The question asks you to find a function \( g(x) \) such that the composition of functions \( h(g(x)) \) is equal to the function \( f(x) \) provided. Here are the given functions: \( h(a) = \frac{1}{\sqrt{2a-1}} \) \( f(x) = x + 2 \) We want to find \( g(x) \) such that when we plug \( g(x) \) into \( h(a) \), we get \( f(x) \).
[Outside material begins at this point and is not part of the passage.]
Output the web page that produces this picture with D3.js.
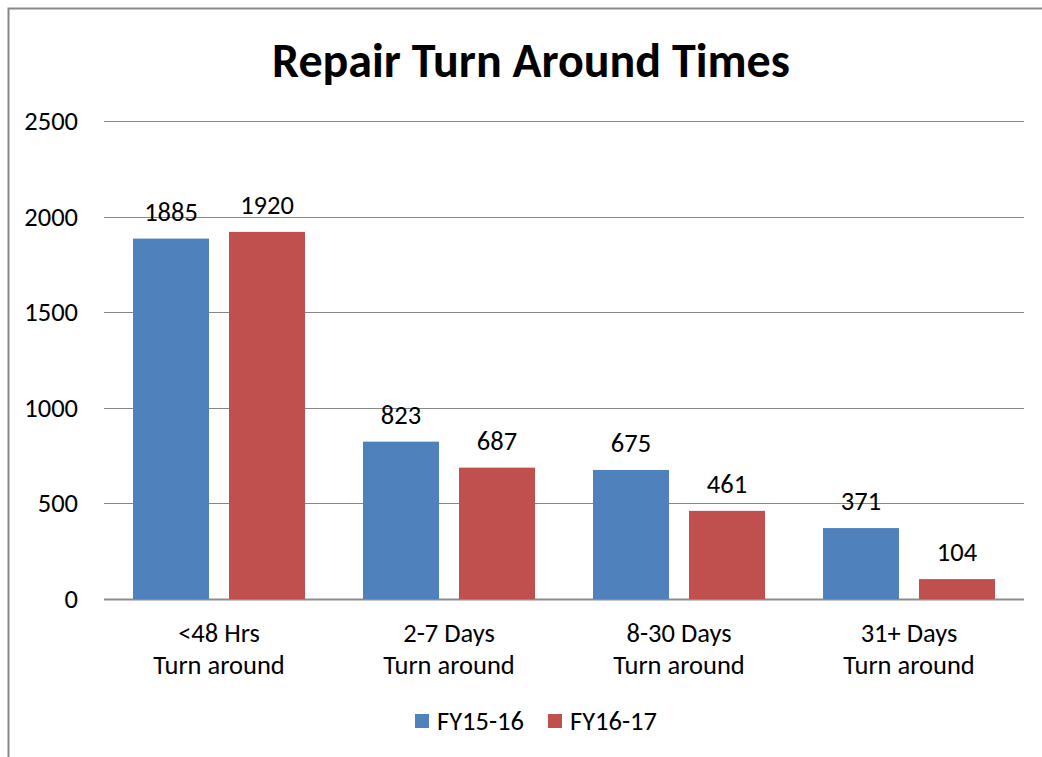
<!DOCTYPE html>
<html>
<head>
<meta charset="utf-8">
<script src="https://cdn.jsdelivr.net/npm/d3@7"></script>
<style>
  body { margin: 0; background: #fff; }
  svg { display: block; font-family: Carlito, Calibri, "Open Sans", sans-serif; }
</style>
</head>
<body>
<script>
const categories = [["<48 Hrs", "Turn around"], ["2-7 Days", "Turn around"], ["8-30 Days", "Turn around"], ["31+ Days", "Turn around"]];
const seriesNames = ["FY15-16", "FY16-17"];
const fy1516 = [1885, 823, 675, 371];
const fy1617 = [1920, 687, 461, 104];
const yTicks = [0, 500, 1000, 1500, 2000, 2500];
const colors = ["#4F81BD", "#C0504D"];

const W = 1042, H = 757;
const plot = {left: 104, right: 1024, top: 121, bottom: 599};

const svg = d3.select("body").append("svg")
  .attr("width", W)
  .attr("height", H);

// chart border
svg.append("rect")
  .attr("x", 8.5).attr("y", 8.5)
  .attr("width", W + 20).attr("height", H + 20)
  .attr("fill", "none")
  .attr("stroke", "#888")
  .attr("stroke-width", 2);

svg.append("text")
  .attr("x", 531).attr("y", 77)
  .attr("text-anchor", "middle")
  .attr("font-size", "48px")
  .attr("font-weight", "bold")
  .text("Repair Turn Around Times");

const y = d3.scaleLinear().domain([0, 2500]).range([plot.bottom, plot.top]);
const x0 = d3.scaleBand()
  .domain(d3.range(categories.length))
  .range([plot.left, plot.right]);
const x1 = d3.scaleBand()
  .domain(d3.range(seriesNames.length))
  .range([0, x0.bandwidth()])
  .paddingInner(20 / 96)
  .paddingOuter(29 / 96);

// gridlines
svg.append("g").selectAll("line")
  .data(yTicks)
  .enter().append("line")
    .attr("x1", plot.left).attr("x2", plot.right)
    .attr("y1", d => Math.round(y(d)) + 0.5)
    .attr("y2", d => Math.round(y(d)) + 0.5)
    .attr("stroke", d => d === 0 ? "#8c8c8c" : "#888")
    .attr("stroke-width", d => d === 0 ? 2 : 1);

svg.append("g").selectAll("text")
  .data(yTicks)
  .enter().append("text")
    .attr("x", 78)
    .attr("y", d => y(d) + 9)
    .attr("text-anchor", "end")
    .attr("font-size", "26.5px")
    .text(d => d);

const data = categories.map((c, i) => ({i: i, values: [fy1516[i], fy1617[i]]}));

const groups = svg.append("g").selectAll("g")
  .data(data)
  .enter().append("g")
    .attr("transform", d => `translate(${x0(d.i)},0)`);

groups.selectAll("rect")
  .data(d => d.values.map((v, s) => ({v: v, s: s})))
  .enter().append("rect")
    .attr("x", d => x1(d.s))
    .attr("width", x1.bandwidth())
    .attr("y", d => y(d.v))
    .attr("height", d => y(0) - y(d.v))
    .attr("fill", d => colors[d.s]);

groups.selectAll("text.val")
  .data(d => d.values.map((v, s) => ({v: v, s: s})))
  .enter().append("text")
    .attr("class", "val")
    .attr("x", d => x1(d.s) + x1.bandwidth() / 2)
    .attr("y", d => y(d.v) - 18)
    .attr("text-anchor", "middle")
    .attr("font-size", "26.5px")
    .text(d => d.v);

// category labels
const cat = svg.append("g").selectAll("text")
  .data(categories)
  .enter().append("text")
    .attr("x", (d, i) => x0(i) + x0.bandwidth() / 2)
    .attr("y", 642)
    .attr("text-anchor", "middle")
    .attr("font-size", "26.5px");
cat.append("tspan").attr("x", (d, i) => x0(i) + x0.bandwidth() / 2).text(d => d[0]);
cat.append("tspan").attr("x", (d, i) => x0(i) + x0.bandwidth() / 2).attr("dy", 32).text(d => d[1]);

// legend
const legendX = [415, 548];
const legend = svg.append("g").selectAll("g")
  .data(seriesNames)
  .enter().append("g")
    .attr("transform", (d, i) => `translate(${legendX[i]},714)`);
legend.append("rect")
  .attr("width", 14).attr("height", 14)
  .attr("fill", (d, i) => colors[i]);
legend.append("text")
  .attr("x", 22).attr("y", 16)
  .attr("font-size", "26.5px")
  .text(d => d);
</script>
</body>
</html>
So, we are solving for \( g(x) \) in the equation: \( h(g(x)) = f(x) \) \( \frac{1}{\sqrt{2g(x)-1}} = x + 2 \) Let's solve for \( g(x) \) step by step: 1. Get rid of the fraction by multiplying both sides by \( \sqrt{2g(x)-1} \): \( \sqrt{2g(x)-1} = \frac{1}{x + 2} \) 2. Square both sides to get rid of the square root: \( 2g(x)-1 = \frac{1}{(x + 2)^2} \) 3. Isolate \( g(x) \) by adding 1 to both sides: \( 2g(x) = \frac{1}{(x + 2)^2} + 1 \) 4. Divide both sides by 2 to solve for \( g(x) \): \( g(x) = \frac{1}{2(x + 2)^2} + \frac{1}{2} \) Let's simplify the equation for \( g(x) \): First, find a common denominator for the addition: \( g(x) = \frac{1 + (x + 2)^2}{2(x + 2)^2} \) Now let's expand \( (x + 2)^2 \): \( (x + 2)^2 = x^2 + 4x + 4 \) Substitute this back into \( g(x) \): \( g(x) = \frac{1 + x^2 + 4x + 4}{2(x^2 + 4x + 4)} \) This further simplifies to: \( g(x) = \frac{x^2 + 4x + 5}{2(x^2 + 4x + 4)} \) So the function \( g(x) \) that meets the requirement \( h(g(x)) = f(x) \) is: \( g(x) = \frac{x^2 + 4x + 5}{2(x^2 + 4x + 4)} \)